PASADENA, Calif. (CN) – The Natural Resources Defense Council asked the 9th Circuit to hold power companies and other polluters accountable for skirting federal Clean Air Act provisions with the help of the South Coast Air Quality Management District.
Angela Johnson Meszaros, representing the NRDC and co-appellants, said her clients have standing as citizens to pursue their claim that the smog-control agency misuses an emissions-reduction credit program.
“Somehow the [agency] is arguing that its credits don’t need to meet the requirements of the SIP,” Meszaros said, referring to the State Implementation Plan each state must develop to comply with the Clean Air Act.
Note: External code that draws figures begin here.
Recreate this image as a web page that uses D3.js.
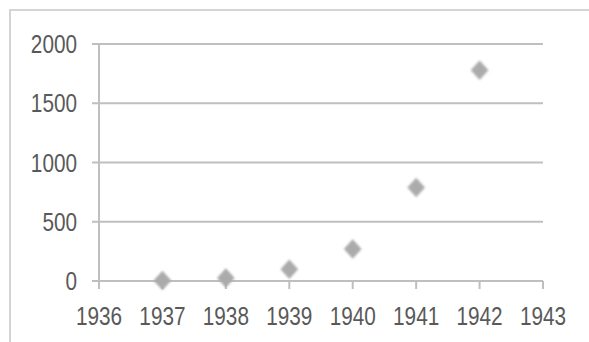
<!DOCTYPE html>
<html>
<head>
<meta charset="utf-8">
<script src="https://cdn.jsdelivr.net/npm/d3@7"></script>
<style>
  body { margin: 0; background: #fff; }
  svg { display: block; }
  text { font-family: 'Liberation Sans', Arial, sans-serif; fill: #595959; }
</style>
</head>
<body>
<div id="chart"></div>
<script>
const width = 589;
const height = 342;

const years = [1937, 1938, 1939, 1940, 1941, 1942];
const values = [5, 25, 100, 270, 790, 1780];
const xTicks = [1936, 1937, 1938, 1939, 1940, 1941, 1942, 1943];
const yTicks = [0, 500, 1000, 1500, 2000];

const gridColor = '#bfbfbf';
const markerColor = '#ababab';
const squeeze = 0.83; // the original uses a narrow face

const data = years.map((y, i) => ({ year: y, value: values[i] }));

const svg = d3
  .select('#chart')
  .append('svg')
  .attr('width', width)
  .attr('height', height);

// soft edges on the markers, like the scanned original
svg
  .append('defs')
  .append('filter')
  .attr('id', 'soft')
  .append('feGaussianBlur')
  .attr('stdDeviation', 1);

// outer frame (only top and left visible)
svg
  .append('path')
  .attr('d', `M10,${height} V10 H${width}`)
  .attr('fill', 'none')
  .attr('stroke', '#d4d4d4')
  .attr('stroke-width', 2);

const xScale = d3.scaleLinear().domain([1936, 1943]).range([99, 543]);
const yScale = d3.scaleLinear().domain([0, 2000]).range([281, 44]);

// horizontal gridlines
svg
  .append('g')
  .selectAll('line')
  .data(yTicks)
  .enter()
  .append('line')
  .attr('x1', 92)
  .attr('x2', xScale(1943))
  .attr('y1', (d) => yScale(d))
  .attr('y2', (d) => yScale(d))
  .attr('stroke', gridColor)
  .attr('stroke-width', 2);

// y axis line
svg
  .append('line')
  .attr('x1', xScale(1936))
  .attr('x2', xScale(1936))
  .attr('y1', yScale(2000))
  .attr('y2', yScale(0) + 8)
  .attr('stroke', gridColor)
  .attr('stroke-width', 2);

// x ticks
svg
  .append('g')
  .selectAll('line')
  .data(xTicks)
  .enter()
  .append('line')
  .attr('x1', (d) => xScale(d))
  .attr('x2', (d) => xScale(d))
  .attr('y1', yScale(0))
  .attr('y2', yScale(0) + 8)
  .attr('stroke', gridColor)
  .attr('stroke-width', 2);

// y labels
svg
  .append('g')
  .selectAll('text')
  .data(yTicks)
  .enter()
  .append('text')
  .attr('transform', (d) => `translate(77,${yScale(d) + 9}) scale(${squeeze},1)`)
  .attr('text-anchor', 'end')
  .attr('font-size', 25)
  .text((d) => d);

// x labels
svg
  .append('g')
  .selectAll('text')
  .data(xTicks)
  .enter()
  .append('text')
  .attr('transform', (d) => `translate(${xScale(d)},325) scale(${squeeze},1)`)
  .attr('text-anchor', 'middle')
  .attr('font-size', 25)
  .text((d) => d);

// diamond markers
svg
  .append('g')
  .attr('filter', 'url(#soft)')
  .selectAll('path')
  .data(data)
  .enter()
  .append('path')
  .attr('transform', (d) => `translate(${xScale(d.year)},${yScale(d.value)}) scale(1,1.1)`)
  .attr('d', d3.symbol(d3.symbolDiamond2, 200))
  .attr('fill', markerColor);
</script>
</body>
</html>
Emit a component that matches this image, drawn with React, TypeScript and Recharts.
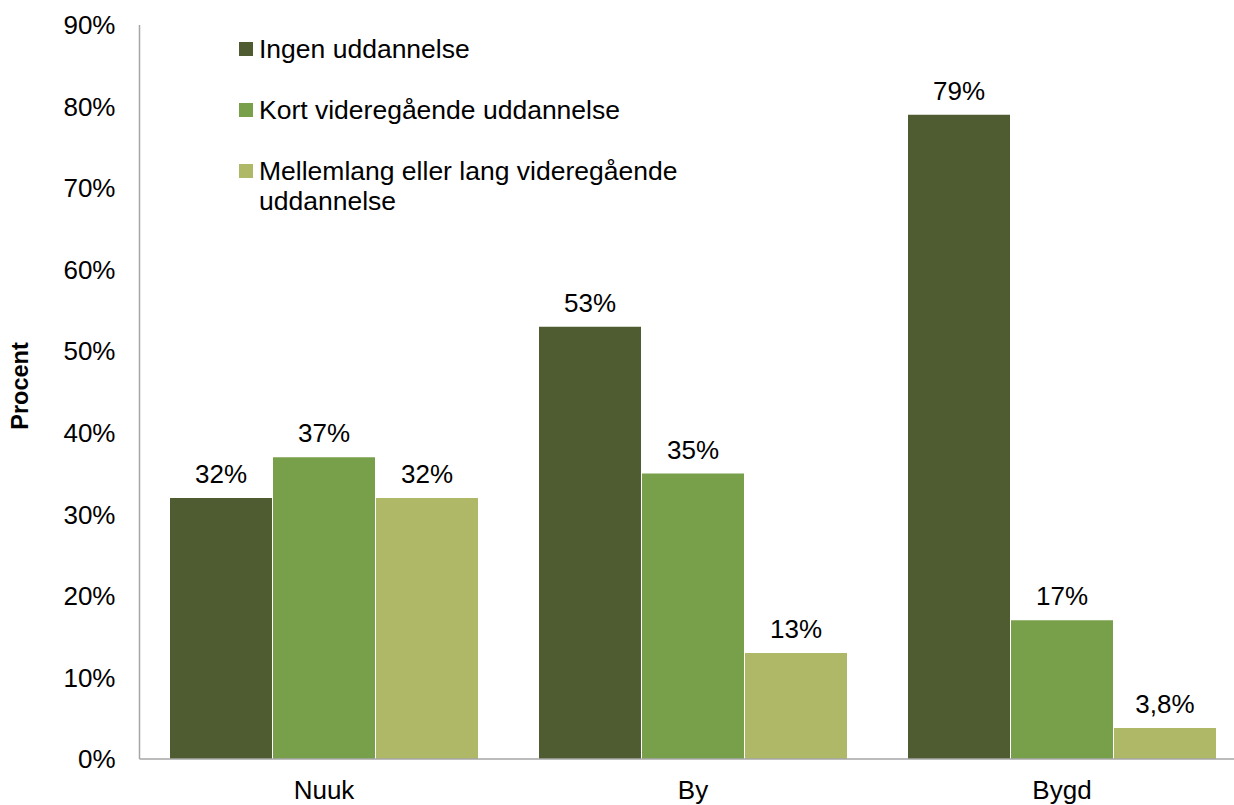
import { BarChart, Bar, XAxis, YAxis, Legend, LabelList } from 'recharts';

const categories = ['Nuuk', 'By', 'Bygd'];
const ingenUddannelse = [32, 53, 79];
const kortVideregaaende = [37, 35, 17];
const mellemlangLang = [32, 13, 3.8];
const yTicks = [0, 10, 20, 30, 40, 50, 60, 70, 80, 90];

const seriesNames = [
  'Ingen uddannelse',
  'Kort videregående uddannelse',
  'Mellemlang eller lang videregående uddannelse',
];
const seriesColors = ['#4F5B31', '#789F4A', '#AFB866'];

const FONT = '"Liberation Sans", Arial, sans-serif';

const data = categories.map((name, i) => ({
  name,
  ingen: ingenUddannelse[i],
  kort: kortVideregaaende[i],
  mellem: mellemlangLang[i],
}));

const fmtPct = (v: any) => String(v).replace('.', ',') + '%';

const renderLegend = () => (
  <div style={{ fontFamily: FONT, fontSize: 26.5, color: '#000' }}>
    {seriesNames.map((name, i) => (
      <div key={name} style={{ display: 'flex', alignItems: 'flex-start', marginBottom: 31 }}>
        <div
          style={{
            width: 14,
            height: 14,
            marginTop: 8,
            marginRight: 6,
            background: seriesColors[i],
            flexShrink: 0,
          }}
        />
        <div style={{ lineHeight: '30px', width: 450 }}>{name}</div>
      </div>
    ))}
  </div>
);

// rotated axis title
const YTitle = (props: any) => {
  const vb = props.viewBox || { x: 0, y: 0, width: 0, height: 0 };
  const x = vb.x + 20;
  const y = vb.y + vb.height / 2 - 6;
  return (
    <text
      x={x}
      y={y}
      transform={`rotate(-90, ${x}, ${y})`}
      textAnchor="middle"
      dominantBaseline="central"
      fontFamily={FONT}
      fontSize={23.5}
      fontWeight="bold"
      fill="#000"
    >
      Procent
    </text>
  );
};

export default function App() {
  const tickStyle = { fontFamily: FONT, fontSize: 26, fill: '#000' };
  const labelStyle = { fontFamily: FONT, fontSize: 26, fill: '#000' };
  return (
    <div
      style={{
        position: 'absolute',
        left: 0,
        top: 0,
        width: 1234,
        height: 805,
        overflow: 'hidden',
        background: '#fff',
      }}
    >
      <BarChart
        width={1250}
        height={805}
        data={data}
        margin={{ top: 25, right: 3.5, bottom: 0, left: 0 }}
        barCategoryGap={30.5}
        barGap={1}
      >
        <XAxis
          dataKey="name"
          height={46}
          tickLine={false}
          tickSize={0}
          tickMargin={22}
          axisLine={{ stroke: '#A6A6A6', strokeWidth: 1.5 }}
          tick={tickStyle}
        />
        <YAxis
          width={139.5}
          domain={[0, 90]}
          ticks={yTicks}
          interval={0}
          tickLine={false}
          tickSize={0}
          tickMargin={24}
          axisLine={{ stroke: '#A6A6A6', strokeWidth: 1.5 }}
          tick={tickStyle}
          tickFormatter={(v) => `${v}%`}
          label={<YTitle />}
        />
        <Legend
          layout="vertical"
          align="center"
          verticalAlign="middle"
          content={renderLegend}
          wrapperStyle={{ left: 239, top: 34, width: 520 }}
        />
        <Bar dataKey="ingen" name={seriesNames[0]} fill={seriesColors[0]} isAnimationActive={false}>
          <LabelList dataKey="ingen" position="top" offset={15} formatter={fmtPct} style={labelStyle} />
        </Bar>
        <Bar dataKey="kort" name={seriesNames[1]} fill={seriesColors[1]} isAnimationActive={false}>
          <LabelList dataKey="kort" position="top" offset={15} formatter={fmtPct} style={labelStyle} />
        </Bar>
        <Bar dataKey="mellem" name={seriesNames[2]} fill={seriesColors[2]} isAnimationActive={false}>
          <LabelList dataKey="mellem" position="top" offset={15} formatter={fmtPct} style={labelStyle} />
        </Bar>
      </BarChart>
    </div>
  );
}
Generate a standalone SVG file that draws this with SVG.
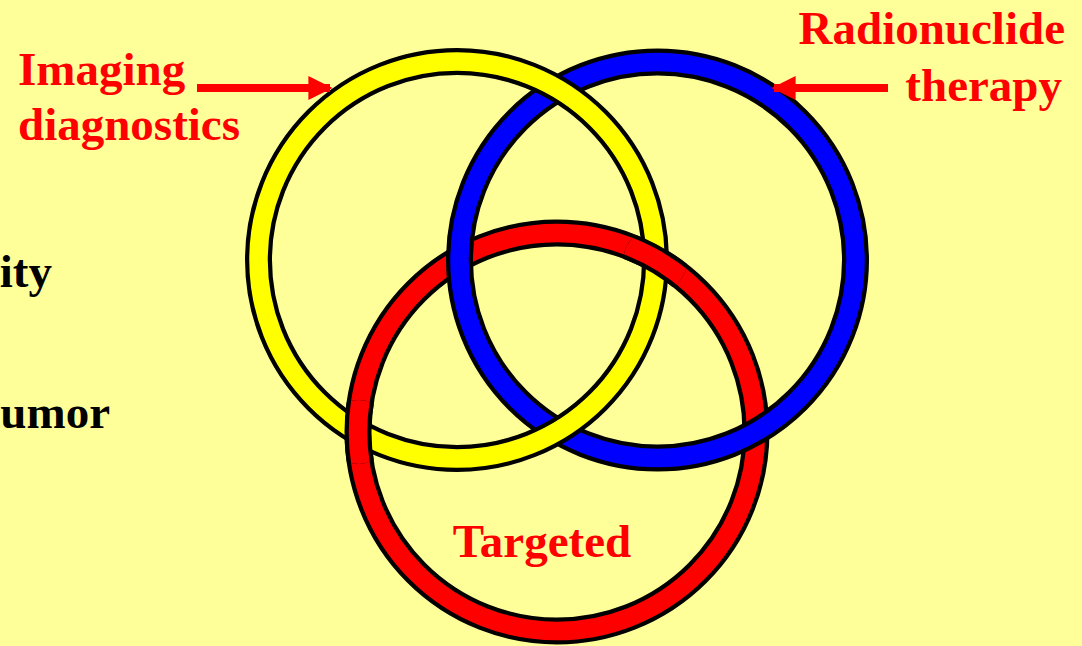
<svg xmlns="http://www.w3.org/2000/svg" width="1082" height="646" viewBox="0 0 1082 646">
<style>
.o{fill:none;stroke:#000;stroke-width:27}
.b{fill:none;stroke-width:18.5}
.lbl{font-family:"Liberation Serif","Times New Roman",serif;font-weight:bold;font-size:47px}
.red{fill:#FF0000}
.blk{fill:#000}
.arr{stroke:#FF0000;stroke-width:8;fill:none}
</style>
<defs>
<marker id="ah" viewBox="0 0 10 10" refX="9" refY="5" markerUnits="userSpaceOnUse" markerWidth="24" markerHeight="26" orient="auto">
<path d="M0,0 L10,5 L0,10 Z" fill="#FF0000"/>
</marker>
<clipPath id="c1"><circle cx="358.5" cy="432" r="32"/></clipPath>
<clipPath id="c2"><circle cx="655.5" cy="260" r="32"/></clipPath>
<g id="redRingShape">
<circle cx="557" cy="432" r="199" class="o"/>
<circle cx="557" cy="432" r="199" class="b" stroke="#FF0000"/>
</g>
</defs>
<rect width="1082" height="646" fill="#FFFF99"/>
<g id="ring-red"><use href="#redRingShape"/></g>
<g id="ring-blue">
<circle cx="657.5" cy="260" r="198" class="o"/>
<circle cx="657.5" cy="260" r="198" class="b" stroke="#0000FF"/>
</g>
<g id="ring-yellow">
<circle cx="457" cy="260" r="198.5" class="o"/>
<circle cx="457" cy="260" r="198.5" class="b" stroke="#FFFF00"/>
</g>
<g id="ring-red-over">
<use href="#redRingShape" clip-path="url(#c1)"/>
<use href="#redRingShape" clip-path="url(#c2)"/>
</g>
<g id="connectors">
<line x1="197" y1="88" x2="330" y2="88" class="arr" marker-end="url(#ah)"/>
<line x1="888" y1="88" x2="774" y2="88" class="arr" marker-end="url(#ah)"/>
</g>
<g id="label-imaging">
<text class="lbl red" x="18" y="85">Imaging</text>
<text class="lbl red" x="18" y="140">diagnostics</text>
</g>
<g id="label-radionuclide">
<text class="lbl red" x="1065" y="44" text-anchor="end">Radionuclide</text>
<text class="lbl red" x="1062" y="101" text-anchor="end">therapy</text>
</g>
<g id="label-targeted">
<text class="lbl red" x="542" y="557" text-anchor="middle">Targeted</text>
</g>
<g id="label-left">
<text class="lbl blk" x="52" y="287" text-anchor="end">ity</text>
<text class="lbl blk" x="110" y="428" text-anchor="end">umor</text>
</g>
</svg>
U.S. District Judge George Wu ruled in January that the NRDC could not “maintain a citizen suit action under the Act,” which “does not contain ’emissions standards or limitations’ but sets forth general requirements for SIPs that can be implemented in different specific ways.”
In a hearing before the 9th Circuit Thursday, Meszaros said the NRDC may try to force compliance even if the Environmental Protection Agency refuses.
“Why couldn’t you have sued the EPA when it approved the credit scheme in 1996 and 2006?” Judge Pamela Rymer asked.
Meszaros said the EPA is not the issue, but that the South Coast Air Quality Management District has not properly implemented the EPA-approved SIP that requires new sources of air pollution to be offset with emission-reduction credits.
“Where’s the EPA on this?” Judge Stephen Trott asked, saying that the EPA would have joined forces with the NRDC if the district was not heeding EPA rules.
Meszaros said she “would have liked for the EPA to be here,” but it declined.
Bradley Hogin, representing the district, countered that he had an explanation for the EPA’s absence.
“The EPA agrees 100 percent with the district’s position,” Hogin said, citing documents the EPA put out in 1996 and 2006 that he said show that the emissions credits the district has in its internal bank meet the Clean Air Act’s credibility requirements.
Emission-reduction credits are created when an existing polluter reduces its emissions or ceases operations altogether. The NRDC takes particular issue with the district’s practice of creating new emissions credits from pollution sources that quit polluting years ago, some before 1990. Those credits can then be sold to businesses that need to comply with the act.
“NRDC does not object to emission-credit trading, per se, but we do object to making up credits from events that happened long ago to allow current polluters to poison their neighbors,” NRDC director David Pettit said in a blog entry.
Hogin, the district’s lawyer, listed a number of reasons to throw out the NRDC’s case. “They are proceeding under the wrong statute, in the wrong court, against the wrong defendant, at the wrong time and seeking the wrong relief,” Hogin said, to chuckles from the judges. “Other than that I suppose their claim is in pretty good shape.”
Hogin, who represents the district and co-appellees that include Southern California Edison and several sanitation districts, is from the firm Woodruff, Spradlin & Smart in Costa Mesa, Calif.
The NRDC’s co-appellants include Communities for a Better Environment, the Coalition for a Safe Environment and Desert Citizens Against Pollution.